Greek banks fell 11.8 per cent in Athens. Greek bank stocks have lost about 55 per cent since the previous government of Antonis Samaras began to unravel in December. The Athens Stock Exchange Index posted its biggest decline in four months, dropping six per cent. Battle lines were drawn on Thursday night at a working dinner of EU finance officials that set out the parameters of a likely showdown next week when their bosses meet in Luxembourg.

Greece was given less than 24 hours to come up with firm proposals to end the impasse, two officials present said. That would allow officials to review the plan over the weekend with a view to sealing a staff-level agreement by Tuesday, the officials said.

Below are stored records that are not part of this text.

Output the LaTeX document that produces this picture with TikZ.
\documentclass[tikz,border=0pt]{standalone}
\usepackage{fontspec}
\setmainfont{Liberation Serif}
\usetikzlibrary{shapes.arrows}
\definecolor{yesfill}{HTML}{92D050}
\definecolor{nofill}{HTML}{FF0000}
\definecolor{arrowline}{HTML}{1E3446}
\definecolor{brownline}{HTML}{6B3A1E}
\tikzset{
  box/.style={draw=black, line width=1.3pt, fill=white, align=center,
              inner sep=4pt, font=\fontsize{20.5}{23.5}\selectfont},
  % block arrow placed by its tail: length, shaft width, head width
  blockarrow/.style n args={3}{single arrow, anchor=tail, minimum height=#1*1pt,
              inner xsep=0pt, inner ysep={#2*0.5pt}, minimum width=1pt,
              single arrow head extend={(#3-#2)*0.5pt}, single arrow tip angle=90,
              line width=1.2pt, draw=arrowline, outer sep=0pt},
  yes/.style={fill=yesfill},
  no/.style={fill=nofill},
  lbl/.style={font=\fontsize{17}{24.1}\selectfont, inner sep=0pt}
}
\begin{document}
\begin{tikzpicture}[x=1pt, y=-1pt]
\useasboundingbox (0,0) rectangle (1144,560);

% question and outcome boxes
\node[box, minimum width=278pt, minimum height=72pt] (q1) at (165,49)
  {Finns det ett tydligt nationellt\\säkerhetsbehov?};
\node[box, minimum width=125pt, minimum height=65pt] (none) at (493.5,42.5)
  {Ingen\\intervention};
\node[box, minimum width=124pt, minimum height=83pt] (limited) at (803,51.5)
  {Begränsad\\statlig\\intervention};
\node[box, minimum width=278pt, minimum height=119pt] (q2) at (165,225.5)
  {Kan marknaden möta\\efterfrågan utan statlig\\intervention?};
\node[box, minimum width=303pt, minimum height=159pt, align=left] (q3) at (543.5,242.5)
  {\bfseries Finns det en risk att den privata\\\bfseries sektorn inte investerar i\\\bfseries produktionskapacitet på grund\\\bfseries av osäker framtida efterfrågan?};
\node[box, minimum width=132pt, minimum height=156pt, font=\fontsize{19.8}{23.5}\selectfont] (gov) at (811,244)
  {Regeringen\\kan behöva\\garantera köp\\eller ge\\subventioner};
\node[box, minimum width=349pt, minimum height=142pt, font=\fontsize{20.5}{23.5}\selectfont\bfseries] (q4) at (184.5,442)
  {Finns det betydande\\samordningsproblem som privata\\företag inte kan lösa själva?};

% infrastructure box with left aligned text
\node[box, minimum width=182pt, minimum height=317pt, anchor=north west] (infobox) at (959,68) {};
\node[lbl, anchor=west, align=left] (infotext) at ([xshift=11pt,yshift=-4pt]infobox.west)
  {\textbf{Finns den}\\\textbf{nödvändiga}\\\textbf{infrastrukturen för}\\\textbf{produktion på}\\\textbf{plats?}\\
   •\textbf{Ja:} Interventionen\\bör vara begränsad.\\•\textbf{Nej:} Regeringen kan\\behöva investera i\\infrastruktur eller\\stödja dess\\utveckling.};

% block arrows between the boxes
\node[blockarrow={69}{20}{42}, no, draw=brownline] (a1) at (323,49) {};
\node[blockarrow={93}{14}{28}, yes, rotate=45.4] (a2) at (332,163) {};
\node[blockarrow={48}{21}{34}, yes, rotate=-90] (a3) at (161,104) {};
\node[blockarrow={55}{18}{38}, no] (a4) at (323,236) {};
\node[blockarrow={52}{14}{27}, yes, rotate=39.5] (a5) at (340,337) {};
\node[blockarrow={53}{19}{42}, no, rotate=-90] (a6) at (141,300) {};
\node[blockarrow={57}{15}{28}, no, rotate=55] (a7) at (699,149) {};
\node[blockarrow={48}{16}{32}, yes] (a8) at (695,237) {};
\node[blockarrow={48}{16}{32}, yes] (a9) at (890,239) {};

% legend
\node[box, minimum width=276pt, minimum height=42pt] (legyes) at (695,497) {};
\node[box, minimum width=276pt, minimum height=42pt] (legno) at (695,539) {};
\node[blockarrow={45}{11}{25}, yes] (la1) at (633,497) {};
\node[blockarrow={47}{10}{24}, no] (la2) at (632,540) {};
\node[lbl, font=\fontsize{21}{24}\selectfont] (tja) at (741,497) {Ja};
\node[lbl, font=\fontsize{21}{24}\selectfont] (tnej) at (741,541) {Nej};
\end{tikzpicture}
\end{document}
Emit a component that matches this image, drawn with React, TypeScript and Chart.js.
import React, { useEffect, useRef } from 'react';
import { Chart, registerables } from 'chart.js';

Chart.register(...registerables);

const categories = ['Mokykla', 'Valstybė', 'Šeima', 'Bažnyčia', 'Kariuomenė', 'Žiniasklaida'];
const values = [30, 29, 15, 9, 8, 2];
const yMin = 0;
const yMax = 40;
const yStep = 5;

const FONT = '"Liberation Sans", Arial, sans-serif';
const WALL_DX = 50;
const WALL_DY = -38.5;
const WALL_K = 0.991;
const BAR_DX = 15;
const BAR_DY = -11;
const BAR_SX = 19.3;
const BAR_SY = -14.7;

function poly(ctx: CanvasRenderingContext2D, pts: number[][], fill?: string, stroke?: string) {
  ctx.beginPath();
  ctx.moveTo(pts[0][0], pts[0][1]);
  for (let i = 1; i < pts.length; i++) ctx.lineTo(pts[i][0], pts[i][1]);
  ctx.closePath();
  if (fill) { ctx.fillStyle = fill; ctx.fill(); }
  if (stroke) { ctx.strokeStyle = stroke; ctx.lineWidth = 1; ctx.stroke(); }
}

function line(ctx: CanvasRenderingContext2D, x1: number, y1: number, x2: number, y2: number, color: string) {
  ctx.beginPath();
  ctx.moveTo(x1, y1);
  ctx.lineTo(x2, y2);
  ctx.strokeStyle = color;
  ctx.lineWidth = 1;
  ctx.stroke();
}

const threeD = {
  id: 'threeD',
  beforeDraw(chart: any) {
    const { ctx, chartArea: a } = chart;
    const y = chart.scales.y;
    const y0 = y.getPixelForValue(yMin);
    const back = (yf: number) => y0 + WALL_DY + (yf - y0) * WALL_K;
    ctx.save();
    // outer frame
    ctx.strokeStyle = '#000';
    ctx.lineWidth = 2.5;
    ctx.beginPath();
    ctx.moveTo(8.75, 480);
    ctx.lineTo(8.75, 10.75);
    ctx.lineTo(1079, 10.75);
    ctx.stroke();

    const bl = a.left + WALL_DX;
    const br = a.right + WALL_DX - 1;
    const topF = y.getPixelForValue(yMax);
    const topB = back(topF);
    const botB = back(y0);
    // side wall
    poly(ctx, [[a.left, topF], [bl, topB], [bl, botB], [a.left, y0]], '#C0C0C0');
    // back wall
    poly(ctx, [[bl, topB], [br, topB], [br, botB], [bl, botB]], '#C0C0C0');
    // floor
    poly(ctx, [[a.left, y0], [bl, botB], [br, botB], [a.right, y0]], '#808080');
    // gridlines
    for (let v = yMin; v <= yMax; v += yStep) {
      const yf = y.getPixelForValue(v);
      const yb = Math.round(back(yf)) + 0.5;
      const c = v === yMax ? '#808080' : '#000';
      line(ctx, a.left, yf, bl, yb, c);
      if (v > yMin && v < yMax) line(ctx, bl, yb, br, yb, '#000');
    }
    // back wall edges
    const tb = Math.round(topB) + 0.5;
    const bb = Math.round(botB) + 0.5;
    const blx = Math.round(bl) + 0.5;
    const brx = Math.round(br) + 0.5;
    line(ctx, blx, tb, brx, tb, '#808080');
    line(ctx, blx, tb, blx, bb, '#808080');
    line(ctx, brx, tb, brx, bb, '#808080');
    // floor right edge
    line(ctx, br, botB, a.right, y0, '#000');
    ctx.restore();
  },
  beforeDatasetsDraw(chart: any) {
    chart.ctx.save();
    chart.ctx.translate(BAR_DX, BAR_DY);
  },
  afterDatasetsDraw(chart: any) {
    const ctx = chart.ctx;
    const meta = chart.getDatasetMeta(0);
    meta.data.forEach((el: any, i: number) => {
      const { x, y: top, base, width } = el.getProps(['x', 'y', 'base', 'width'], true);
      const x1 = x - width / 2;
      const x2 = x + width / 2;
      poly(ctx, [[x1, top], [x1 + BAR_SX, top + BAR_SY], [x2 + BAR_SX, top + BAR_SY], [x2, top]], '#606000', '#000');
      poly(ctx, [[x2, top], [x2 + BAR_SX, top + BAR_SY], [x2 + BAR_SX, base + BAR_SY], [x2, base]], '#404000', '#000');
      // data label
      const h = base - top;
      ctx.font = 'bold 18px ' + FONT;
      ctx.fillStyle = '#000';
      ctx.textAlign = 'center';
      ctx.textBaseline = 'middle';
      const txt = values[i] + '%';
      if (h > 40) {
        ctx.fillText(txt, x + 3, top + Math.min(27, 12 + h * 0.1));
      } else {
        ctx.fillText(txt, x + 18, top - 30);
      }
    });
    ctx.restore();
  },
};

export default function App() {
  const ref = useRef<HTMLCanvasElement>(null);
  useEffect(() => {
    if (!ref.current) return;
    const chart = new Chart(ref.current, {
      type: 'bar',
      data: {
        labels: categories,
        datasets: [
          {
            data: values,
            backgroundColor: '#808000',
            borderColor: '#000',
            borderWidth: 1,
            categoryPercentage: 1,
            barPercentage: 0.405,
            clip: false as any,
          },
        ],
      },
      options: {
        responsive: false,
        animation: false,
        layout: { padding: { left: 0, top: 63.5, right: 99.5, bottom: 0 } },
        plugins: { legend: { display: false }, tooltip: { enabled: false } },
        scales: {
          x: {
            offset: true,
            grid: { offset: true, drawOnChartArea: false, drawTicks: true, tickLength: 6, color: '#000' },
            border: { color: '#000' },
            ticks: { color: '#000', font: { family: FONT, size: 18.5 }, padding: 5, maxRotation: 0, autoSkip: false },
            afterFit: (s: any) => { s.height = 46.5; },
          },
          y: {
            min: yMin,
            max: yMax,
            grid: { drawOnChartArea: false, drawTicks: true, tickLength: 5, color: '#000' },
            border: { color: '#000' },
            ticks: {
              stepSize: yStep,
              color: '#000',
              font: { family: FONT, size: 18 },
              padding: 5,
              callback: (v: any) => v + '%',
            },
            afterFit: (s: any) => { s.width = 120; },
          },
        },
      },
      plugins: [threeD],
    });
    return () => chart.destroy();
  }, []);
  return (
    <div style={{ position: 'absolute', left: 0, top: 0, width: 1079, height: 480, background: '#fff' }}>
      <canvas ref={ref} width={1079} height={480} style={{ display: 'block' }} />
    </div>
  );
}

"If the Greek government isn't willing to take difficult measures, even if they're unpopular, then Greece will never be saved," Dutch Finance Minister Jeroen Dijsselbloem, who leads the euro-area finance chiefs' meetings, told reporters in The Hague on Friday. "We've repeatedly explained to the Greeks how little time there still is."

Finance ministers from the bloc meet in Luxembourg on June 18. Because some national parliaments need to ratify the agreement before funds can be disbursed, that's the last chance for Greece to secure aid before the bailout expires at the end of the month, Tusk said on Thursday.

With the Greek representative telling the group he had no authority to negotiate and he couldn't promise to meet that deadline, euro nations are also preparing to contain the fallout from a Greek default, the officials said.

"There is no more time for gambling," Tusk told reporters in Brussels on Thursday. "The day is coming, I am afraid, that someone says the game is over."

Greece is ready to speed up talks as its creditors have demanded and is aiming to reach an agreement in the next few days, government spokesman Gabriel Sakellaridis said in an email on Thursday as Finance Minister Yanis Varoufakis pushed back against Tusk's criticism.

"Contrary to stubborn rumours, we never gambled," Varoufakis said on Twitter.

Merkel is facing growing scepticism from her own party's lawmakers and the German public about giving more money to Greece. In a survey of 1,230 voters conducted this week for broadcaster ZDF, 70 per cent of respondents opposed making any further concessions to Greece and 51 per cent said they wanted see Greece leave the euro. In a similar poll at the start of the year, 55 per cent wanted Greece to stay.

"It's important for the Greek government to not just communicate what they don't want to do but to come up with alternative, credible proposals of what they want to do," Commission Vice-President Valdis Dombrovskis said in Madrid on Thursday.